Grayscale Investments' Ethereum Staking Mini exchange-traded fund (ETF) is navigating a notable leadership transition after its Chief Financial Officer (CFO) stepped down — a departure formally disclosed to regulators through a United States Securities and Exchange Commission (SEC) 8-K filing. The announcement arrives at an otherwise buoyant moment for the product, which recorded $337 million in net inflows during the first quarter of the year, underscoring the duality of institutional momentum and executive uncertainty now facing one of the crypto asset management industry's most closely watched staking vehicles.
The 8-K form, a mandatory SEC disclosure instrument used to notify investors of material corporate events — from leadership changes to major financial developments — signals that Grayscale treated the CFO's exit as sufficiently significant to warrant immediate regulatory transparency. For a fund still establishing its institutional credibility in the nascent staking ETF market, the timing of such a filing demands careful scrutiny from Ethereum investors and asset allocators alike.
Strong Inflows, Complicated Optics
The $337 million in first-quarter inflows tell a compelling story about investor appetite for yield-bearing crypto products. Staking ETFs represent a meaningful evolution beyond simple spot exposure: by incorporating the native staking yields of the Ethereum network, these structures offer investors a mechanism to participate in protocol-level rewards within a regulated, exchange-listed wrapper. That $337 million flowed into the Grayscale Ethereum Staking Mini ETF in a single quarter suggests institutional and retail demand for this category is far from trivial.
Grayscale has long been a bellwether for institutional crypto adoption, having pioneered some of the first large-scale digital asset trusts and later shepherding several products through the arduous ETF conversion process. The "Mini" designation in this fund's branding typically signals a lower-fee, more accessible version of a flagship product — a strategic move aimed at capturing cost-sensitive investors who might otherwise gravitate toward competitors. Against that backdrop, the inflow figures carry additional weight: they suggest that even in its more streamlined form, the staking product is successfully drawing capital.
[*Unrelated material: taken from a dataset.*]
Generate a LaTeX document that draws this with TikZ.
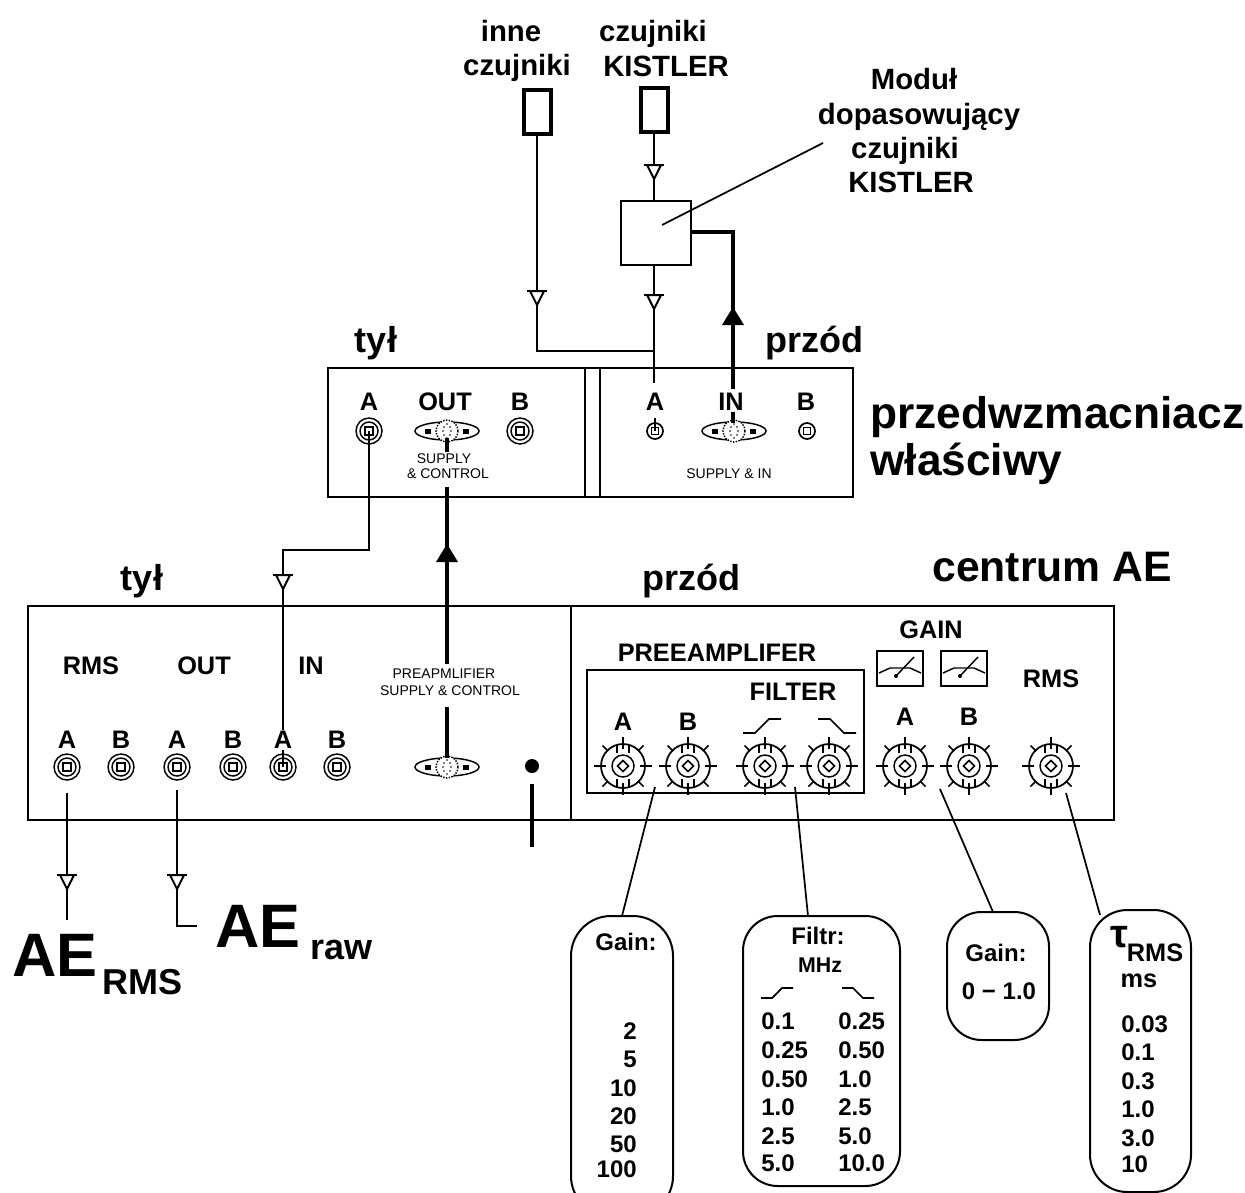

What an 8-K CFO Departure Means in Practice
Under SEC rules, a change in a registrant's principal financial officer triggers an Item 5.02 disclosure in an 8-K filing, and for good reason. The CFO sits at the intersection of fund accounting, regulatory reporting, and investor communications — roles that are particularly complex in the context of staking ETFs, where yield calculations, validator mechanics, and on-chain accounting introduce layers of financial complexity not present in traditional equity products. The departure of that officer, regardless of the circumstances, introduces an interval of operational transition that investors and compliance teams will monitor closely.
It bears emphasis that CFO transitions are not inherently distress signals. Leadership changes in rapidly scaling asset management firms frequently reflect internal reorganization, personal career decisions, or planned succession rather than underlying financial difficulty. The fund's strong Q1 inflow data provides no indication of structural underperformance. Nonetheless, in a regulatory environment where the SEC continues to scrutinize crypto-linked financial products with considerable intensity, any gap in senior financial leadership at a registered fund issuer warrants investor attention.
The Broader Staking ETF Landscape
The Grayscale Ethereum Staking Mini ETF operates within an emerging and still-evolving product category. Regulators in the United States have historically been cautious about approving staking features within ETF structures, given questions around how staking rewards are classified and how liquidity constraints created by validator lock-up periods interact with the daily redemption obligations of an exchange-traded product. The fact that Grayscale has brought a staking ETF to market and attracted $337 million in a single quarter reflects both the firm's regulatory navigation capabilities and the scale of latent investor demand for compliant, yield-generating crypto exposure.
Competing asset managers are watching closely. As the staking ETF model gains traction, the ability to maintain rigorous financial governance — including a stable and experienced CFO — becomes a competitive differentiator. Institutional allocators conducting operational due diligence will factor leadership continuity into their assessment of any fund's long-term viability.
What This Means for ETH Investors
For investors holding positions in or considering allocation to the Grayscale Ethereum Staking Mini ETF, the immediate priority is monitoring the firm's successor appointment announcement and any supplementary disclosures that may follow the initial 8-K filing. Strong inflows of $337 million demonstrate that market confidence in the product's underlying thesis — staked Ethereum as a yield-bearing institutional asset — remains intact. The CFO transition introduces short-term governance uncertainty, but it does not, on the available evidence, alter the fundamental investment case. What it does reinforce is the importance of scrutinizing the operational infrastructure behind crypto ETF products with the same rigor applied to any registered investment vehicle, particularly as this asset class matures and draws deeper pools of institutional capital.